SOURCE MATERIAL:
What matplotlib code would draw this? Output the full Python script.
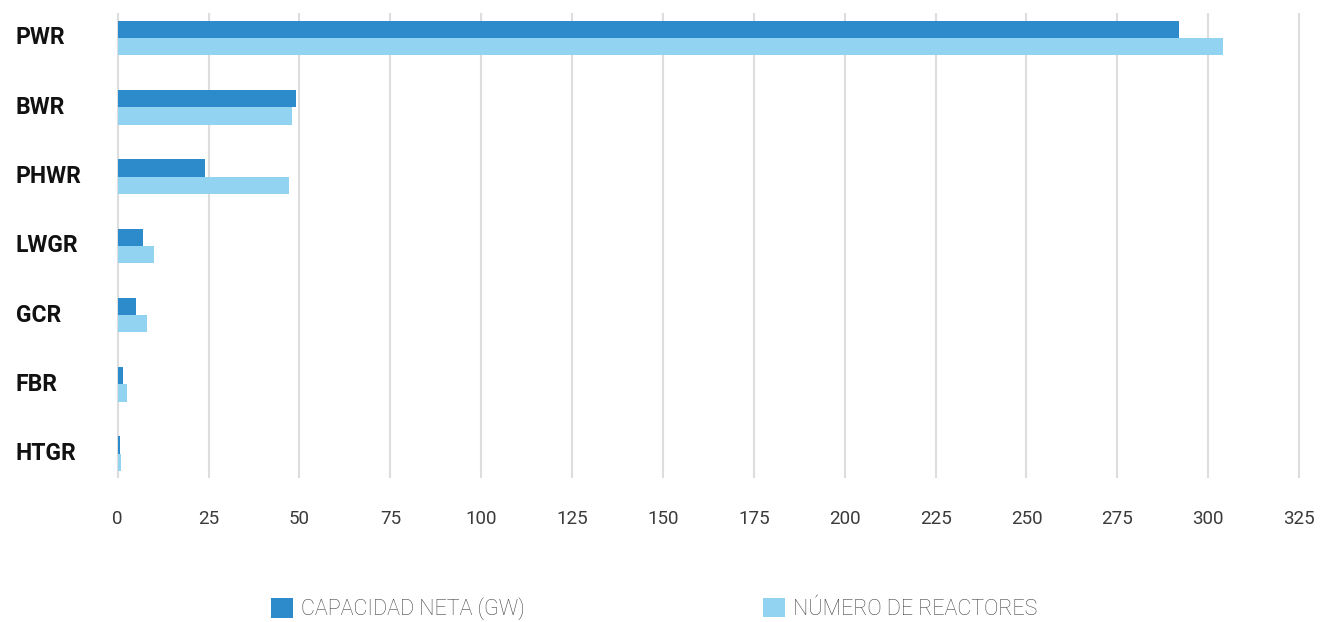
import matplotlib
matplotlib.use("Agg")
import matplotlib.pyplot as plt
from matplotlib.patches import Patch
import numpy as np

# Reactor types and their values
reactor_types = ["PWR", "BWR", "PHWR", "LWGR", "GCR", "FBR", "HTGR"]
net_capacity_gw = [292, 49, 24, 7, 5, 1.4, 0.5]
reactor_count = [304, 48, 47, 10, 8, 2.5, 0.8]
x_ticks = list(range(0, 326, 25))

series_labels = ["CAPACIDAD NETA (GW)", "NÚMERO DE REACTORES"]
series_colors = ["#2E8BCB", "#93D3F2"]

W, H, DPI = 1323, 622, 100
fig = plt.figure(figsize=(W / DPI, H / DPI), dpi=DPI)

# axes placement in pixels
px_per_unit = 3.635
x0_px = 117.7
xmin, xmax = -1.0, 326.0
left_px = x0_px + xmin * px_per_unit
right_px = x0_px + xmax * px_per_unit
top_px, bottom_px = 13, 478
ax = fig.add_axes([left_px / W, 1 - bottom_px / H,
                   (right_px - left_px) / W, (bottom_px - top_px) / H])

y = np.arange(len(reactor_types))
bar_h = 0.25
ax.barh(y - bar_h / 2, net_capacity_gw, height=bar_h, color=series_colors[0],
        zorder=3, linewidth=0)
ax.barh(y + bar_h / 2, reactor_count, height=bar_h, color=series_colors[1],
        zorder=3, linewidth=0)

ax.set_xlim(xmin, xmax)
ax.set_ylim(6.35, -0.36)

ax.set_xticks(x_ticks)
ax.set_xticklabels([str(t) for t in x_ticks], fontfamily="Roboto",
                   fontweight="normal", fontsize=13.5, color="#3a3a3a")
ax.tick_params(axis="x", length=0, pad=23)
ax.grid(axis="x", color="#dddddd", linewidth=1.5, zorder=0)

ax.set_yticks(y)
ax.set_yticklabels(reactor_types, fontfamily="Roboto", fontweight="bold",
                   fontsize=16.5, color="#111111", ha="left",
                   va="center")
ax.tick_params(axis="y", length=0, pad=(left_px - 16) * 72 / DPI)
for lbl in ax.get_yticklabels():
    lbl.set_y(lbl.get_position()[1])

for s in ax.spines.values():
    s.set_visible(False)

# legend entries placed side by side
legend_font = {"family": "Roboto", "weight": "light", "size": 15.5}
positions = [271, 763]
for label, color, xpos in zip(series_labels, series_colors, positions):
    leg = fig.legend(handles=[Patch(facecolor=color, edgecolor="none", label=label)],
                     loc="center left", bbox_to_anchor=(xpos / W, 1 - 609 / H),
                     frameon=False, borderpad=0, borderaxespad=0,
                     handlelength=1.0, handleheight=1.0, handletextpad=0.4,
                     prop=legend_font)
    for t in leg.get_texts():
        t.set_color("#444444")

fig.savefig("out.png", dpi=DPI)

GIVEN TASK: Search the preceding listing for "matplotlib" and extract every line where it is found.

EXERCISE ANSWER:
What matplotlib code would draw this? Output the full Python script.
import matplotlib
matplotlib.use("Agg")
import matplotlib.pyplot as plt
from matplotlib.patches import Patch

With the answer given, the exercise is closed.